= To do =
Extract the first line of the entries below and every line after it up to the one containing "4.77, 3.80, 2.45];", both kept. Pictures are excluded.

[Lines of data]
------------------------

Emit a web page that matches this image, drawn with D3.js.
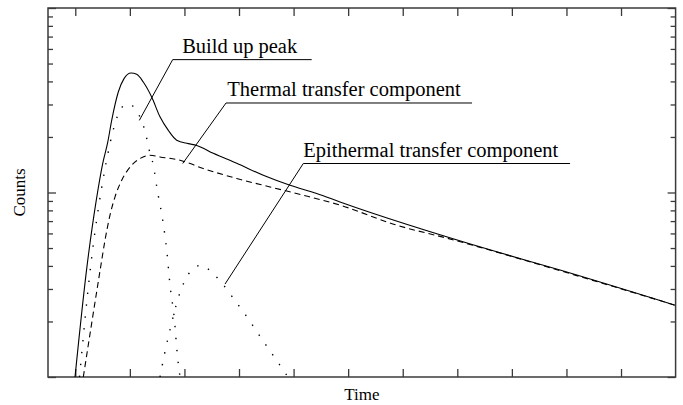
<!DOCTYPE html>
<html>
<head>
<meta charset="utf-8">
<script src="https://cdn.jsdelivr.net/npm/d3@7"></script>
<style>
  html, body { margin: 0; padding: 0; background: #fff; }
  svg { display: block; }
  text { font-family: "Liberation Serif", "Times New Roman", serif; fill: #000; }
</style>
</head>
<body>
<svg id="chart" width="683" height="405"></svg>
<script>
// ---- data (Time in arbitrary units, Counts on log scale) ----
const totalTime   = [0.995, 1.215, 1.387, 1.503, 1.594, 1.667, 1.788, 1.893, 2.021, 2.125, 2.246, 2.400, 2.552, 2.705, 2.858, 3.071, 3.225, 3.529, 3.958, 4.445, 4.935, 5.424, 5.851, 8.722, 9.882, 11.99];
const totalCounts = [1.00, 3.99, 9.18, 14.4, 18.7, 24.6, 35.05, 41.42, 44.4, 43.7, 39.7, 32.9, 25.7, 21.7, 19.2, 18.4, 18.0, 16.3, 14.4, 12.4, 10.95, 9.88, 8.89, 4.77, 3.80, 2.45];

const thermalTime   = [1.147, 1.466, 1.545, 1.636, 1.728, 1.851, 2.034, 2.186, 2.369, 2.552, 2.919, 3.346, 3.958, 4.568, 5.178, 5.851, 6.890, 7.806, 9.882, 11.99];
const thermalCounts = [1.00, 3.97, 5.52, 7.54, 9.47, 11.66, 14.05, 15.28, 15.92, 15.59, 14.96, 13.49, 11.91, 10.72, 9.67, 8.54, 6.65, 5.66, 3.77, 2.45];

const buildupTime   = [1.077, 1.282, 1.563, 1.636, 1.728, 1.819, 1.942, 2.034, 2.136, 2.235, 2.296, 2.356, 2.430, 2.503, 2.602, 2.675, 2.736, 2.814, 2.869, 2.919];
const buildupCounts = [1.00, 3.99, 14.41, 18.42, 23.63, 27.9, 30.07, 29.7, 27.3, 23.63, 20.43, 16.94, 14.05, 10.29, 7.08, 4.87, 3.15, 2.08, 1.33, 1.00];

const epiTime   = [2.552, 2.650, 2.749, 2.858, 3.005, 3.121, 3.304, 3.500, 3.652, 3.921, 4.178, 4.422, 4.673, 4.801, 4.898];
const epiCounts = [1.00, 1.40, 1.87, 2.51, 3.32, 3.76, 4.03, 3.70, 3.32, 2.61, 2.05, 1.60, 1.25, 1.10, 1.00];

const xTickValues = [1, 2, 3, 4, 5, 6, 7, 8, 9, 10, 11];
const yMajorTicks = [1, 10, 100];
const yMinorTicks = [2, 3, 4, 5, 6, 7, 8, 9, 20, 30, 40, 50, 60, 70, 80, 90];

const labelNames  = ["Build up peak", "Thermal transfer component", "Epithermal transfer component"];
const labelFromT  = [2.173, 2.968, 3.744];   // point on the curve (Time)
const labelFromC  = [24.6, 14.36, 3.19];     // point on the curve (Counts)
const labelElbowT = [2.785, 3.762, 5.178];
const labelElbowC = [52.5, 30.56, 14.36];
const labelEndT   = [5.332, 8.27, 10.066];

const xTitle = "Time";
const yTitle = "Counts";

// ---- layout ----
const svg = d3.select("#chart");
const L = 48, R = 675.6, T = 8, B = 377;
const x = d3.scaleLinear().domain([0.5, 12]).range([L, R]);
const y = d3.scaleLog().domain([1, 100]).range([B, T]);
const axisColor = "#3a3a3a";

svg.append("defs").append("clipPath").attr("id", "plotclip")
  .append("rect").attr("x", L).attr("y", T).attr("width", R - L).attr("height", B - T);

function styleAxis(g) {
  g.select(".domain").remove();
  g.selectAll(".tick line").attr("stroke", axisColor).attr("stroke-width", 1.3);
  g.selectAll(".tick text").remove();
}

// x axes (bottom and top), ticks pointing inward
svg.append("g").attr("transform", `translate(0,${B})`)
  .call(d3.axisBottom(x).tickValues(xTickValues).tickSize(-8).tickFormat(""))
  .call(styleAxis);
svg.append("g").attr("transform", `translate(0,${T})`)
  .call(d3.axisTop(x).tickValues(xTickValues).tickSize(-8).tickFormat(""))
  .call(styleAxis);

// y axes (left and right), major and minor
svg.append("g").attr("transform", `translate(${L},0)`)
  .call(d3.axisLeft(y).tickValues(yMajorTicks).tickSize(-8).tickFormat(""))
  .call(styleAxis);
svg.append("g").attr("transform", `translate(${L},0)`)
  .call(d3.axisLeft(y).tickValues(yMinorTicks).tickSize(-5).tickFormat(""))
  .call(styleAxis);
svg.append("g").attr("transform", `translate(${R},0)`)
  .call(d3.axisRight(y).tickValues(yMajorTicks).tickSize(-8).tickFormat(""))
  .call(styleAxis);
svg.append("g").attr("transform", `translate(${R},0)`)
  .call(d3.axisRight(y).tickValues(yMinorTicks).tickSize(-5).tickFormat(""))
  .call(styleAxis);

// frame
svg.append("rect").attr("x", L).attr("y", T).attr("width", R - L).attr("height", B - T)
  .attr("fill", "none").attr("stroke", axisColor).attr("stroke-width", 1.5);

// curves
const line = d3.line().x(d => x(d[0])).y(d => y(d[1])).curve(d3.curveMonotoneX);
const plot = svg.append("g").attr("clip-path", "url(#plotclip)");

function drawSeries(ts, cs, dash, w) {
  plot.append("path")
    .datum(ts.map((t, i) => [t, cs[i]]))
    .attr("d", line)
    .attr("fill", "none")
    .attr("stroke", "#000")
    .attr("stroke-width", w)
    .attr("stroke-dasharray", dash);
}
drawSeries(thermalTime, thermalCounts, "6,4", 1.1);
drawSeries(buildupTime, buildupCounts, "1.4,10.5", 1.4);
drawSeries(epiTime, epiCounts, "1.4,10.5", 1.4);
drawSeries(totalTime, totalCounts, null, 1.1);

// annotations
const textDx = [9.5, 1.3, 0];
labelNames.forEach((name, i) => {
  const x0 = x(labelFromT[i]), y0 = y(labelFromC[i]);
  const x1 = x(labelElbowT[i]), y1 = y(labelElbowC[i]);
  const x2 = x(labelEndT[i]);
  svg.append("polyline")
    .attr("points", `${x0},${y0} ${x1},${y1} ${x2},${y1}`)
    .attr("fill", "none").attr("stroke", "#000").attr("stroke-width", 1);
  svg.append("text")
    .attr("x", x1 + textDx[i]).attr("y", y1 - 7)
    .attr("font-size", "20.5px")
    .text(name);
});

// axis titles
svg.append("text")
  .attr("x", (L + R) / 2).attr("y", 400)
  .attr("text-anchor", "middle").attr("font-size", "17px")
  .text(xTitle);
svg.append("text")
  .attr("transform", `translate(25,${(T + B) / 2}) rotate(-90)`)
  .attr("text-anchor", "middle").attr("font-size", "17px")
  .text(yTitle);
</script>
</body>
</html>
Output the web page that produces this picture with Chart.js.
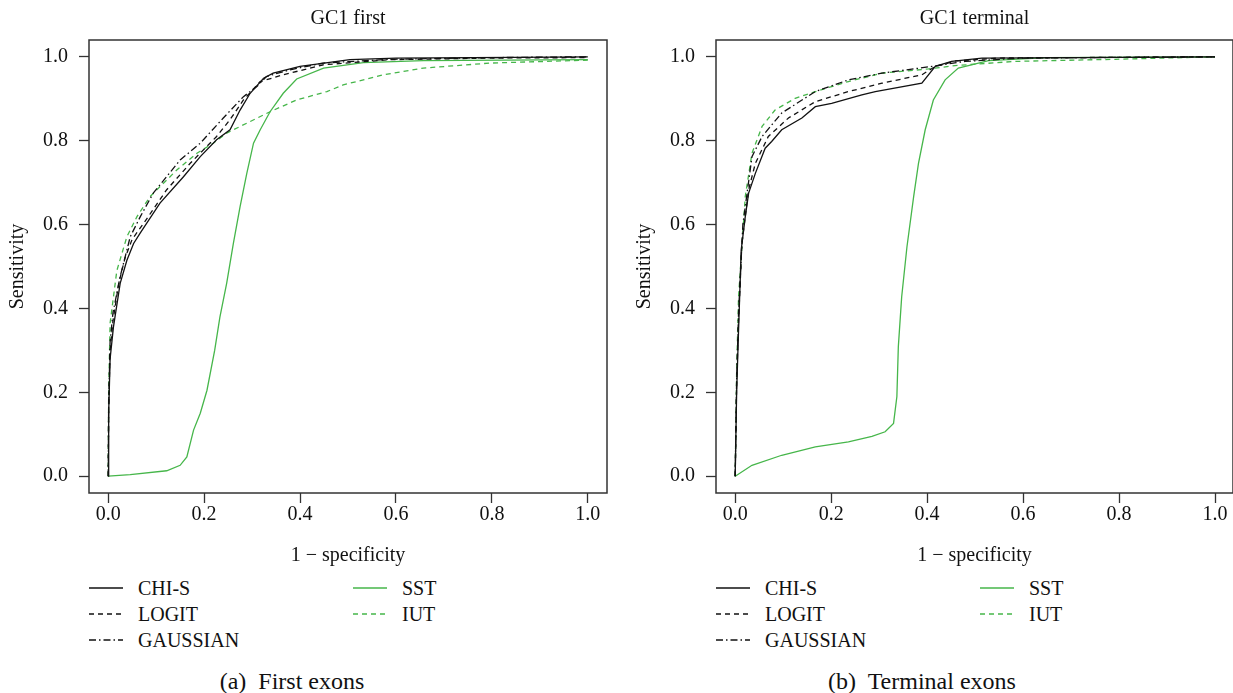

------------------------

= Solution for this problem =
Emit a web page that matches this image, drawn with D3.js.
<!DOCTYPE html>
<html>
<head>
<meta charset="utf-8">
<script src="https://cdn.jsdelivr.net/npm/d3@7"></script>
<style>
  html, body { margin: 0; padding: 0; background: #fff; }
  svg { display: block; }
  text { font-family: "Liberation Serif", "Times New Roman", serif; fill: #000; }
</style>
</head>
<body>
<svg id="chart" width="683" height="405"></svg>
<script>
// ---- data (Time in arbitrary units, Counts on log scale) ----
const totalTime   = [0.995, 1.215, 1.387, 1.503, 1.594, 1.667, 1.788, 1.893, 2.021, 2.125, 2.246, 2.400, 2.552, 2.705, 2.858, 3.071, 3.225, 3.529, 3.958, 4.445, 4.935, 5.424, 5.851, 8.722, 9.882, 11.99];
const totalCounts = [1.00, 3.99, 9.18, 14.4, 18.7, 24.6, 35.05, 41.42, 44.4, 43.7, 39.7, 32.9, 25.7, 21.7, 19.2, 18.4, 18.0, 16.3, 14.4, 12.4, 10.95, 9.88, 8.89, 4.77, 3.80, 2.45];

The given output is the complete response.